Hank Aaron left an incredible legacy on and off the baseball field.
One of his many off-the-field contributions is benefiting a UWM senior, Hawa Brema. For the past four years, Brema’s academic studies at UWM have been funded through gifts to an endowment created by Aaron’s Chasing the Dream Foundation 4 for 4 Scholarship. The scholarship at UWM is in memory of Aaron’s longtime friend and UWM alumnus, the late Joseph Kennedy.
Even a few weeks after Aaron’s death Jan. 22, Brema wipes away tears as she talks about him and what the scholarship has meant to her.
“He changed my life. He literally changed a lot of people’s lives,” said Brema, who is a senior in human resources management. She is also earning certificates in real estate and cultures and communities, and plans to graduate in May.
In September 2019, she had the opportunity to meet Aaron and his wife, Billye, in person when he invited all his foundation’s scholars from across the U.S. to his home in Atlanta for a barbecue and an Atlanta Braves game. The Aarons paid for the students’ expenses.
“They were so nice, just really genuine people,” Brema recalled.
Family came to U.S.
Brema was born in Sudan and spent 12 years in Kenya before her family emigrated to the United States.
“My dad’s big on education. He wanted us to come here for a better education,” she said. A graduate of Bradley Tech High School, Brema has five siblings, so college tuition was a challenge for her family.
She connected with the scholarship through a program she was involved with through the Boys & Girls Clubs of Greater Milwaukee. She has been a Hank Aaron scholar for all four years at UWM.
In high school, she played softball, so had some familiarity with the game and learned more about Aaron’s baseball career when she applied for the scholarship.
Aaron, a Hall of Fame player who began and ended his legendary baseball career in Milwaukee, had numerous ties to the city and to Wisconsin. He started his minor league career in Eau Claire, and went on to play for the Milwaukee/Atlanta Braves for 21 years, including for the 1957 Milwaukee Braves world championship team. (The franchise moved to Atlanta in 1966.) He returned from Atlanta to play for the Milwaukee Brewers for two years to wind up his career.
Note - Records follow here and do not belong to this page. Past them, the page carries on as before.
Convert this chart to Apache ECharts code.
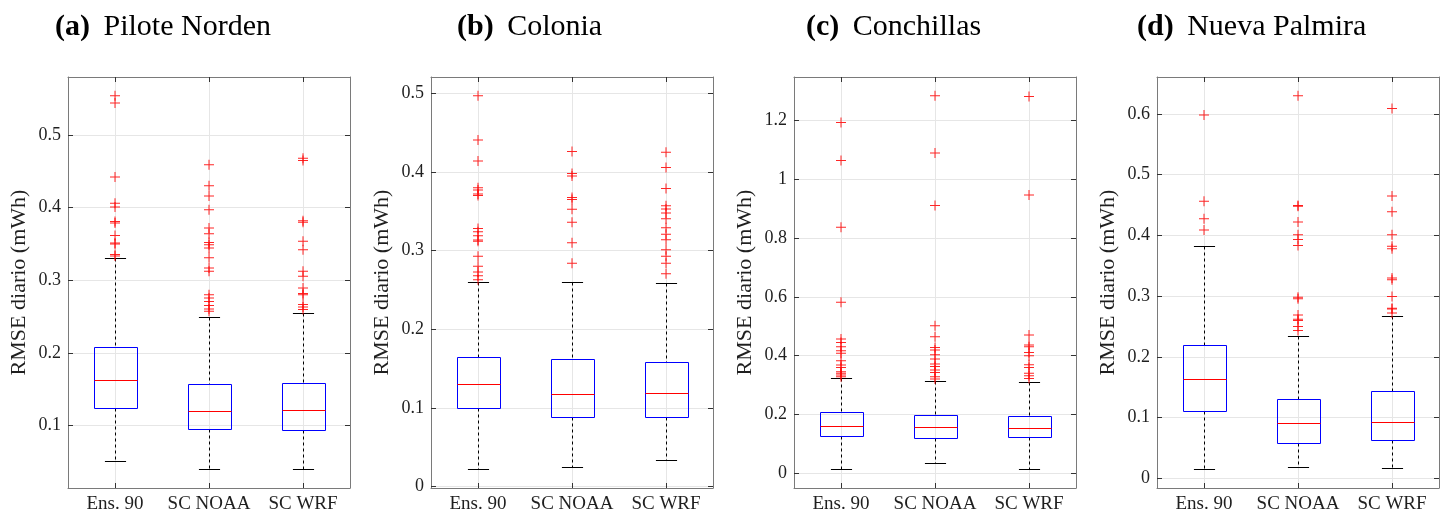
<!DOCTYPE html>
<html>
<head>
<meta charset="utf-8">
<script src="https://cdn.jsdelivr.net/npm/echarts@6/dist/echarts.min.js"></script>
<style>
  html, body { margin: 0; padding: 0; background: #fff; }
  #chart { width: 1450px; height: 518px; }
</style>
</head>
<body>
<div id="chart"></div>
<script>
// ---------- data ----------
const categories = ['Ens. 90', 'SC NOAA', 'SC WRF'];
const categoryPositions = [1, 2, 3];

const panelTags = ['(a)', '(b)', '(c)', '(d)'];
const panelNames = ['Pilote Norden', 'Colonia', 'Conchillas', 'Nueva Palmira'];
const yAxisTitle = 'RMSE diario (mWh)';

// box stats per category: [lower whisker, Q1, median, Q3, upper whisker]
const statsA = [[0.052, 0.125, 0.163, 0.208, 0.331], [0.040, 0.095, 0.120, 0.158, 0.250], [0.040, 0.0945, 0.121, 0.159, 0.2555]];
const statsB = [[0.022, 0.0998, 0.131, 0.165, 0.260], [0.0255, 0.088, 0.118, 0.162, 0.2596], [0.034, 0.088, 0.119, 0.159, 0.259]];
const statsC = [[0.0136, 0.127, 0.162, 0.2076, 0.325], [0.0363, 0.121, 0.1577, 0.1996, 0.315], [0.0136, 0.1225, 0.153, 0.196, 0.312]];
const statsD = [[0.0148, 0.110, 0.1637, 0.2187, 0.382], [0.018, 0.0577, 0.0907, 0.130, 0.2346], [0.0165, 0.0626, 0.0934, 0.1445, 0.2665]];

// outliers
const outA_ens  = [0.554, 0.544, 0.442, 0.406, 0.401, 0.381, 0.379, 0.3615, 0.3515, 0.350, 0.3354, 0.3335];
const outA_noaa = [0.459, 0.430, 0.416, 0.397, 0.372, 0.364, 0.352, 0.349, 0.3446, 0.331, 0.317, 0.3124, 0.280, 0.2758, 0.271, 0.2652, 0.2606, 0.2574];
const outA_wrf  = [0.468, 0.465, 0.382, 0.380, 0.3537, 0.342, 0.3124, 0.3055, 0.2895, 0.2817, 0.280, 0.2666, 0.2634, 0.2597];

const outB_ens  = [0.497, 0.4405, 0.414, 0.380, 0.377, 0.372, 0.370, 0.328, 0.324, 0.319, 0.3135, 0.312, 0.293, 0.280, 0.273, 0.268, 0.263];
const outB_noaa = [0.426, 0.398, 0.395, 0.3675, 0.365, 0.3526, 0.336, 0.310, 0.284];
const outB_wrf  = [0.425, 0.4057, 0.379, 0.357, 0.353, 0.348, 0.3407, 0.329, 0.3207, 0.314, 0.301, 0.293, 0.284, 0.2706];

const outC_ens  = [1.193, 1.064, 0.837, 0.582, 0.457, 0.445, 0.4306, 0.417, 0.408, 0.383, 0.368, 0.360, 0.3456, 0.340, 0.3343, 0.3286];
const outC_noaa = [1.284, 1.089, 0.911, 0.502, 0.4646, 0.428, 0.419, 0.403, 0.389, 0.372, 0.3636, 0.351, 0.343, 0.3286, 0.321];
const outC_wrf  = [1.2816, 0.946, 0.470, 0.4364, 0.4306, 0.411, 0.400, 0.369, 0.360, 0.340, 0.332, 0.3228];

const outD_ens  = [0.598, 0.456, 0.4275, 0.409];
const outD_noaa = [0.630, 0.449, 0.448, 0.422, 0.401, 0.393, 0.3835, 0.298, 0.2956, 0.269, 0.262, 0.260, 0.250, 0.2434];
const outD_wrf  = [0.609, 0.465, 0.439, 0.401, 0.382, 0.378, 0.3297, 0.327, 0.2995, 0.280, 0.2786, 0.272];

// y tick labels
const ticksA = [0.1, 0.2, 0.3, 0.4, 0.5];
const ticksB = [0, 0.1, 0.2, 0.3, 0.4, 0.5];
const ticksC = [0, 0.2, 0.4, 0.6, 0.8, 1, 1.2];
const ticksD = [0, 0.1, 0.2, 0.3, 0.4, 0.5, 0.6];

// ---------- layout / style ----------
const FONT = '"Liberation Serif", "Times New Roman", serif';
const BOX_HALF = 0.225;
const gridLefts = [68, 431, 794, 1157];
const gridWidth = 282;
const gridTop = 77;
const gridHeight = 411;
const titleLefts = [50, 452, 801, 1132];
const FRAME = '#7a7a7a';
const TICK = '#333333';
const GRIDLINE = '#e6e6e6';
const TEXT = '#1f1f1f';

const panels = [
  { stats: statsA, outs: [outA_ens, outA_noaa, outA_wrf], ticks: ticksA },
  { stats: statsB, outs: [outB_ens, outB_noaa, outB_wrf], ticks: ticksB },
  { stats: statsC, outs: [outC_ens, outC_noaa, outC_wrf], ticks: ticksC },
  { stats: statsD, outs: [outD_ens, outD_noaa, outD_wrf], ticks: ticksD }
];

function fmt(v) { return String(+(+v).toFixed(3)); }

function extentOf(p) {
  let lo = Infinity, hi = -Infinity;
  p.stats.forEach(s => { lo = Math.min(lo, s[0]); hi = Math.max(hi, s[4]); });
  p.outs.forEach(o => o.forEach(v => { lo = Math.min(lo, v); hi = Math.max(hi, v); }));
  const pad = (hi - lo) * 0.05;
  return [lo - pad, hi + pad];
}

function renderBox(params, api) {
  const x = api.value(0);
  const pLo = api.coord([x, api.value(1)]);
  const pQ1 = api.coord([x, api.value(2)]);
  const pMd = api.coord([x, api.value(3)]);
  const pQ3 = api.coord([x, api.value(4)]);
  const pHi = api.coord([x, api.value(5)]);
  const hw = api.size([BOX_HALF, 0])[0];
  const cw = hw / 2;
  const snap = v => Math.round(v) + 0.5;
  const cx = snap(pLo[0]);
  const yLo = snap(pLo[1]), yQ1 = snap(pQ1[1]), yMd = snap(pMd[1]), yQ3 = snap(pQ3[1]), yHi = snap(pHi[1]);
  const xl = Math.round(cx - hw) + 0.5, xr = Math.round(cx + hw) + 0.5;
  const dash = { stroke: '#000', lineWidth: 1, lineDash: [3, 3] };
  const solid = { stroke: '#000', lineWidth: 1 };
  return {
    type: 'group',
    children: [
      { type: 'line', shape: { x1: cx, y1: yHi, x2: cx, y2: yQ3 }, style: dash },
      { type: 'line', shape: { x1: cx, y1: yQ1, x2: cx, y2: yLo }, style: dash },
      { type: 'line', shape: { x1: cx - cw, y1: yHi, x2: cx + cw, y2: yHi }, style: solid },
      { type: 'line', shape: { x1: cx - cw, y1: yLo, x2: cx + cw, y2: yLo }, style: solid },
      { type: 'rect', shape: { x: xl, y: yQ3, width: xr - xl, height: yQ1 - yQ3 },
        style: { fill: 'none', stroke: '#0000ff', lineWidth: 1 } },
      { type: 'line', shape: { x1: xl, y1: yMd, x2: xr, y2: yMd }, style: { stroke: '#ff0000', lineWidth: 1 } }
    ]
  };
}

const PLUS = 'path://M4.5,0L5.5,0L5.5,4.5L10,4.5L10,5.5L5.5,5.5L5.5,10L4.5,10L4.5,5.5L0,5.5L0,4.5L4.5,4.5Z';

const option = {
  backgroundColor: '#ffffff',
  animation: false,
  textStyle: { fontFamily: FONT },
  title: [], grid: [], xAxis: [], yAxis: [], series: []
};

panels.forEach((p, i) => {
  const ext = extentOf(p);
  option.title.push({
    left: titleLefts[i], top: 7,
    text: '{b|' + panelTags[i] + '} {r|' + panelNames[i] + '}',
    textStyle: {
      fontFamily: FONT, fontSize: 30, color: '#000', fontWeight: 'normal',
      rich: {
        b: { fontFamily: FONT, fontSize: 30, fontWeight: 'bold', color: '#000', padding: [0, 6, 0, 0] },
        r: { fontFamily: FONT, fontSize: 30, fontWeight: 'normal', color: '#000' }
      }
    }
  });
  option.grid.push({ left: gridLefts[i], top: gridTop, width: gridWidth, height: gridHeight, containLabel: false });

  const xBase = {
    type: 'value', gridIndex: i, min: 0.5, max: 3.5,
    axisLine: { show: true, onZero: false, lineStyle: { color: FRAME, width: 1 } }
  };
  option.xAxis.push(Object.assign({}, xBase, {
    position: 'bottom',
    axisTick: { show: true, inside: true, length: 5, lineStyle: { color: TICK }, customValues: categoryPositions },
    axisLabel: { show: true, customValues: categoryPositions, margin: 7,
      formatter: v => categories[Math.round(v) - 1] || '',
      fontFamily: FONT, fontSize: 19, color: TEXT },
    splitLine: { show: true, lineStyle: { color: GRIDLINE, width: 1 } }
  }));
  option.xAxis.push(Object.assign({}, xBase, {
    position: 'top',
    axisTick: { show: true, inside: true, length: 5, lineStyle: { color: TICK }, customValues: categoryPositions },
    axisLabel: { show: false },
    splitLine: { show: false }
  }));

  const yBase = {
    type: 'value', gridIndex: i, min: ext[0], max: ext[1],
    axisLine: { show: true, onZero: false, lineStyle: { color: FRAME, width: 1 } }
  };
  option.yAxis.push(Object.assign({}, yBase, {
    position: 'left',
    name: yAxisTitle, nameLocation: 'middle', nameGap: 38,
    nameTextStyle: { fontFamily: FONT, fontSize: 22, color: TEXT },
    axisTick: { show: true, inside: true, length: 5, lineStyle: { color: TICK }, customValues: p.ticks },
    axisLabel: { show: true, customValues: p.ticks, margin: 7, formatter: fmt,
      fontFamily: FONT, fontSize: 18, color: TEXT },
    splitLine: { show: true, lineStyle: { color: GRIDLINE, width: 1 } }
  }));
  option.yAxis.push(Object.assign({}, yBase, {
    position: 'right',
    axisTick: { show: true, inside: true, length: 5, lineStyle: { color: TICK }, customValues: p.ticks },
    axisLabel: { show: false },
    splitLine: { show: false }
  }));

  option.series.push({
    type: 'custom', xAxisIndex: 2 * i, yAxisIndex: 2 * i,
    renderItem: renderBox,
    encode: { x: 0, y: [1, 2, 3, 4, 5] },
    data: p.stats.map((s, k) => [categoryPositions[k]].concat(s)),
    z: 3
  });

  const pts = [];
  p.outs.forEach((arr, k) => arr.forEach(v => pts.push([categoryPositions[k], v])));
  option.series.push({
    type: 'scatter', xAxisIndex: 2 * i, yAxisIndex: 2 * i,
    symbol: PLUS, symbolSize: 10,
    itemStyle: { color: '#ff0000', opacity: 0.85 },
    data: pts, z: 4
  });
});

const chart = echarts.init(document.getElementById('chart'), null, { renderer: 'canvas' });
chart.setOption(option);
</script>
</body>
</html>
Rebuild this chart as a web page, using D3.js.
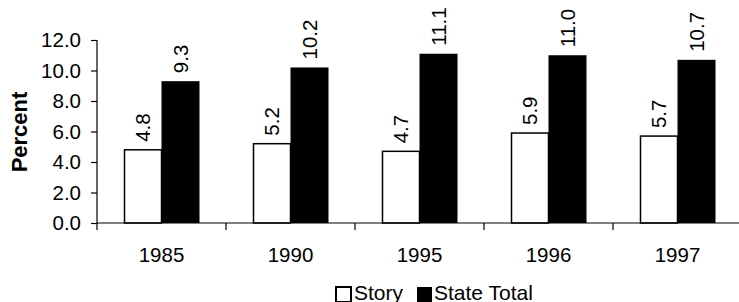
<!DOCTYPE html>
<html><head><meta charset="utf-8">
<script src="https://cdn.jsdelivr.net/npm/d3@7"></script>
<style>
html,body{margin:0;padding:0;background:#fff;}
svg{display:block;font-family:"Liberation Sans",Arial,sans-serif;}
</style></head>
<body>
<svg id="chart" width="739" height="302"></svg>
<script>
const categories = ["1985","1990","1995","1996","1997"];
const storyValues = [4.8, 5.2, 4.7, 5.9, 5.7];
const stateValues = [9.3, 10.2, 11.1, 11.0, 10.7];
const seriesNames = ["Story","State Total"];
const yTicks = [0,2,4,6,8,10,12];

(function(){
const svg = d3.select("#chart");
const mLeft = 97, mRight = 742, mTop = 40, mBottom = 223;

const x = d3.scaleBand().domain(categories).range([mLeft, mRight]).paddingInner(0).paddingOuter(0);
const y = d3.scaleLinear().domain([0,12]).range([mBottom, mTop]);
const barW = 37;
const fs = 20.5;

const g = svg.append("g");
categories.forEach((c,i)=>{
  const cx = x(c) + x.bandwidth()/2;
  g.append("rect")
    .attr("x", cx - barW).attr("y", y(storyValues[i]))
    .attr("width", barW).attr("height", y(0)-y(storyValues[i]))
    .attr("fill","#fff").attr("stroke","#000").attr("stroke-width",1.5);
  g.append("rect")
    .attr("x", cx).attr("y", y(stateValues[i]))
    .attr("width", barW+1).attr("height", y(0)-y(stateValues[i]))
    .attr("fill","#000");
  [[storyValues[i], cx - barW/2],[stateValues[i], cx + barW/2 + 0.5]].forEach(([v,bx])=>{
    const ty = y(v) - 8;
    g.append("text")
      .attr("transform",`translate(${bx},${ty}) rotate(-90)`)
      .attr("dy","0.35em")
      .attr("text-anchor","start")
      .attr("font-size",fs)
      .attr("fill","#000")
      .text(v.toFixed(1));
  });
});

const yAxis = d3.axisLeft(y).tickValues(yTicks).tickFormat(d=>d.toFixed(1)).tickSize(6).tickPadding(10);
const ya = svg.append("g").attr("transform",`translate(${mLeft},0)`).call(yAxis);
ya.select(".domain").attr("d",`M0,${mTop}V${mBottom}`).attr("stroke","#000").attr("stroke-width",1.2);
ya.selectAll(".tick line").attr("stroke","#000").attr("stroke-width",1.2);
ya.selectAll(".tick text").attr("font-size",fs).attr("font-family","Liberation Sans, Arial, sans-serif").attr("fill","#000");

svg.append("line").attr("x1",mLeft).attr("x2",739).attr("y1",mBottom).attr("y2",mBottom)
  .attr("stroke","#000").attr("stroke-width",1.2);
categories.forEach(c=>{
  svg.append("line").attr("x1",x(c)).attr("x2",x(c)).attr("y1",mBottom).attr("y2",mBottom+7)
    .attr("stroke","#000").attr("stroke-width",1.2);
  svg.append("text").attr("x",x(c)+x.bandwidth()/2).attr("y",262)
    .attr("text-anchor","middle").attr("font-size",fs).text(c);
});

svg.append("text")
  .attr("transform",`translate(27,${(90+174)/2}) rotate(-90)`)
  .attr("text-anchor","middle")
  .attr("font-size",22).attr("font-weight","bold").text("Percent");

const lg = svg.append("g");
lg.append("rect").attr("x",336).attr("y",287).attr("width",15).attr("height",15)
  .attr("fill","#fff").attr("stroke","#000").attr("stroke-width",2);
lg.append("text").attr("x",354).attr("y",300).attr("font-size",21).text(seriesNames[0]);
lg.append("rect").attr("x",417).attr("y",287).attr("width",15).attr("height",15).attr("fill","#000");
lg.append("text").attr("x",434).attr("y",300).attr("font-size",21).text(seriesNames[1]);
})();
</script>
</body></html>
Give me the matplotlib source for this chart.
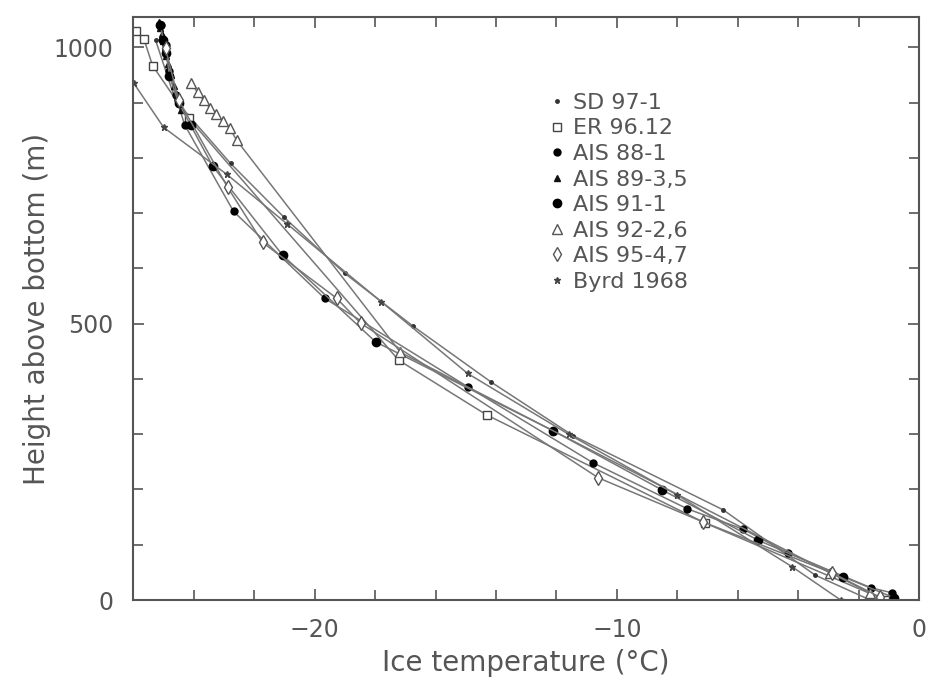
import matplotlib.pyplot as plt
from matplotlib.lines import Line2D
from matplotlib.ticker import MultipleLocator

# temperature (deg C) and height above bottom (m) for each borehole profile
sd_temp = [-25.26, -24.6, -22.78, -21.02, -19.0, -16.73, -14.15, -11.44, -6.48, -3.44, -1.62]
sd_h = [1013, 904, 790, 693, 591, 495, 394, 297, 163, 45, 0]

er_temp = [-25.9, -25.65, -25.36, -24.17, -17.22, -14.31, -7.07, -1.12]
er_h = [1030, 1016, 967, 872, 434, 335, 139, 0]

ais88_temp = [-25.09, -24.93, -24.83, -24.6, -24.3, -22.68, -19.67, -14.91, -10.78, -7.67, -5.82, -4.33, -1.59, -0.89]
ais88_h = [1040, 1004, 958, 913, 860, 703, 546, 385, 248, 165, 128, 85, 22, 13]

ais89_temp = [-25.16, -25.1, -25.05, -25.0, -24.95, -24.9, -24.85, -24.75, -24.65, -24.6, -24.5, -24.43]
ais89_h = [1045, 1035, 1025, 1012, 1000, 985, 970, 950, 930, 915, 900, 886]

ais91_temp = [-25.1, -25.0, -24.9, -24.8, -24.5, -24.1, -23.37, -21.06, -17.98, -12.10, -8.50, -5.32, -2.51, -0.83]
ais91_h = [1040, 1013, 990, 949, 900, 859, 785, 624, 467, 306, 199, 108, 42, 4]

ais92_temp = [-24.1, -23.87, -23.67, -23.47, -23.27, -23.04, -22.81, -22.58, -17.16, -2.94, -1.62]
ais92_h = [935, 919, 904, 891, 879, 866, 854, 832, 448, 49, 13]

ais95_temp = [-24.93, -24.5, -22.88, -21.72, -19.27, -18.48, -10.61, -7.14, -2.88, -1.29]
ais95_h = [998, 905, 747, 647, 546, 501, 221, 141, 49, 5]

byrd_temp = [-25.98, -24.99, -22.9, -20.9, -17.8, -14.94, -11.6, -8.0, -4.2, -2.6]
byrd_h = [935, 855, 770, 680, 540, 410, 300, 190, 60, 0]

labels = ["SD 97-1", "ER 96.12", "AIS 88-1", "AIS 89-3,5", "AIS 91-1",
          "AIS 92-2,6", "AIS 95-4,7", "Byrd 1968"]

series = [
    (sd_temp, sd_h, dict(marker=".", ms=5, mfc="#333333", mec="#333333")),
    (er_temp, er_h, dict(marker="s", ms=5.5, mfc="white", mec="#444444", mew=1.0)),
    (ais88_temp, ais88_h, dict(marker="o", ms=5, mfc="black", mec="black")),
    (ais89_temp, ais89_h, dict(marker="^", ms=4.5, mfc="#111111", mec="#111111")),
    (ais91_temp, ais91_h, dict(marker="o", ms=6, mfc="black", mec="black")),
    (ais92_temp, ais92_h, dict(marker="^", ms=6.5, mfc="white", mec="#555555", mew=1.0)),
    (ais95_temp, ais95_h, dict(marker="d", ms=7, mfc="white", mec="#555555", mew=1.0)),
    (byrd_temp, byrd_h, dict(marker="*", ms=5, mfc="#444444", mec="#444444")),
]

gray = "#555555"
fig = plt.figure(figsize=(9.38, 6.78), dpi=100)
ax = fig.add_axes([0.142, 0.115, 0.838, 0.86])

for t, h, style in series:
    ax.plot(t, h, color="#777777", lw=1.1, **style)

ax.set_xlim(-26, 0)
ax.set_ylim(0, 1055)
ax.xaxis.set_major_locator(MultipleLocator(10))
ax.xaxis.set_minor_locator(MultipleLocator(2))
ax.yaxis.set_major_locator(MultipleLocator(500))
ax.yaxis.set_minor_locator(MultipleLocator(100))
ax.tick_params(which="both", direction="in", top=True, right=True,
               color=gray, width=1.2)
ax.tick_params(which="major", length=8, labelsize=17, labelcolor=gray)
ax.tick_params(which="minor", length=7)
ax.tick_params(axis="x", pad=13)
ax.tick_params(axis="y", pad=14)
for sp in ax.spines.values():
    sp.set_color(gray)
    sp.set_linewidth(1.5)

ax.set_xlabel("Ice temperature (°C)", fontsize=20, color=gray, labelpad=5)
ax.set_ylabel("Height above bottom (m)", fontsize=20, color=gray, labelpad=2)

handles = [Line2D([], [], ls="none", **style) for _, _, style in series]
leg = ax.legend(handles, labels, loc="upper left", bbox_to_anchor=(0.52, 0.885),
                frameon=False, fontsize=16, handlelength=0.6, handletextpad=0.4,
                labelspacing=0.25, borderaxespad=0)
for txt in leg.get_texts():
    txt.set_color(gray)

plt.savefig("out.png", dpi=100)
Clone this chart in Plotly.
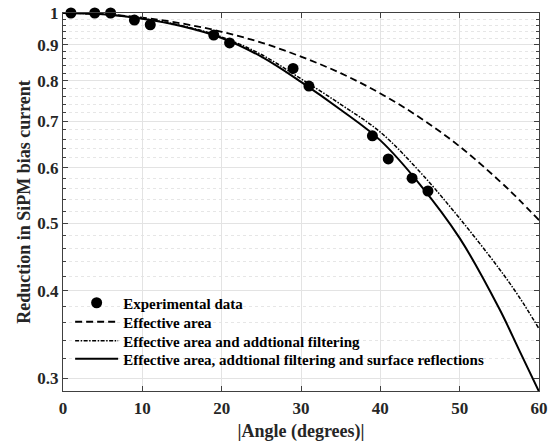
import numpy as np
import plotly.graph_objects as go

# Experimental data
exp_angle = [1, 4, 6, 9, 11, 19, 21, 29, 31, 39, 41, 44, 46]
exp_ratio = [1.0, 1.0, 1.0, 0.977, 0.962, 0.930, 0.906, 0.833, 0.786, 0.667, 0.618, 0.580, 0.556]

# Model curves
curve_angle = [0, 5, 10, 15, 20, 25, 30, 35, 40, 45, 50, 55, 57.5, 60]
eff_area = [1.0, 0.996, 0.985, 0.966, 0.940, 0.907, 0.866, 0.820, 0.767, 0.708, 0.644, 0.575, 0.540, 0.505]
eff_filter = [1.0, 0.996, 0.982, 0.959, 0.924, 0.872, 0.805, 0.740, 0.675, 0.592, 0.508, 0.430, 0.392, 0.353]
eff_filter_refl = [1.0, 0.996, 0.981, 0.957, 0.921, 0.866, 0.797, 0.727, 0.657, 0.568, 0.476, 0.377, 0.329, 0.287]

x_ticks = [0, 10, 20, 30, 40, 50, 60]
y_ticks = [0.3, 0.4, 0.5, 0.6, 0.7, 0.8, 0.9, 1.0]
y_tick_text = ["0.3", "0.4", "0.5", "0.6", "0.7", "0.8", "0.9", "1"]

FONT = "Liberation Serif"

fig = go.Figure()
fig.add_trace(go.Scatter(
    x=exp_angle, y=exp_ratio, mode="markers", name="Experimental data",
    marker=dict(color="black", size=11), cliponaxis=False, legend="legend"))
fig.add_trace(go.Scatter(
    x=curve_angle, y=eff_area, mode="lines", name="Effective area",
    line=dict(color="black", width=1.8, dash="7px,4px", shape="spline"), legend="legend2"))
fig.add_trace(go.Scatter(
    x=curve_angle, y=eff_filter, mode="lines", name="Effective area and addtional filtering",
    line=dict(color="black", width=1.5, dash="4px,1.5px,1.5px,1.5px", shape="spline"), legend="legend3"))
fig.add_trace(go.Scatter(
    x=curve_angle, y=eff_filter_refl, mode="lines",
    name="Effective area, addtional filtering and surface reflections",
    line=dict(color="black", width=2, shape="spline"), legend="legend4"))

minor_y = [round(v, 2) for v in np.arange(0.30, 1.0001, 0.02)
           if round(v, 2) not in y_ticks and abs(round(v, 2) - 1.0) > 1e-9]

def leg(yc):
    return dict(
        x=0.015, y=yc, xanchor="left", yanchor="middle",
        bgcolor="rgba(0,0,0,0)", borderwidth=0,
        font=dict(family=FONT, size=15, color="black", weight="bold"),
        itemwidth=43,
    )

fig.update_layout(
    width=556, height=444,
    margin=dict(l=63, r=17, t=13, b=53, autoexpand=False),
    paper_bgcolor="white", plot_bgcolor="white",
    font=dict(family=FONT, color="#262626"),
    showlegend=True,
    legend=leg(0.2328), legend2=leg(0.1825), legend3=leg(0.1323), legend4=leg(0.0847),
    xaxis=dict(
        range=[0, 60], tickvals=x_ticks, automargin=False,
        ticks="inside", ticklen=5, tickcolor="#404040", ticklabelstandoff=2,
        showline=True, linecolor="#404040", linewidth=1, mirror="ticks",
        showgrid=True, gridcolor="#e3e3e3", gridwidth=1, zeroline=False,
        tickfont=dict(family=FONT, size=17, color="#262626", weight="bold"),
        title=dict(text="|Angle (degrees)|", standoff=6,
                   font=dict(family=FONT, size=18, color="#262626", weight="bold")),
    ),
    yaxis=dict(
        type="log", range=[np.log10(0.2875), 0.0], automargin=False,
        tickvals=y_ticks, ticktext=y_tick_text,
        ticks="inside", ticklen=5, tickcolor="#404040",
        showline=True, linecolor="#404040", linewidth=1, mirror="ticks",
        showgrid=True, gridcolor="#e3e3e3", gridwidth=1, zeroline=False,
        tickfont=dict(family=FONT, size=17, color="#262626", weight="bold"),
        title=dict(text="Reduction in SiPM bias current", standoff=2,
                   font=dict(family=FONT, size=18, color="#262626", weight="bold")),
        minor=dict(tickmode="array", tickvals=minor_y, ticks="inside", ticklen=3,
                   tickcolor="#404040", showgrid=True, gridcolor="#e6e6e6",
                   griddash="dot", gridwidth=1),
    ),
)

fig.write_html("out.html")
Brema is the second student at UWM to receive the four-year renewable scholarship.
‘Great and wonderful human being’
At his funeral in January, Aaron was honored for his contributions on and off the baseball diamond.
“In my humble opinion, he was no doubt the greatest player of our generation, but, more important, he was a great and wonderful human being,” Bud Selig, former baseball commissioner and owner of the Brewers and a longtime friend of Aaron’s, said at a memorial service. “Neither fame nor fortune changed his extraordinary kindness and empathy, which led to his greatness off the field. His impact not only in baseball but all of America will never be forgotten.”
The scholarships, which have supported more than 100 students across the country since 2010, will continue.
“I’m glad I had the chance to meet him in person,” Brema said. “I don’t have any debt because of him and the scholarship. He was just a blessing. That’s all I can say.”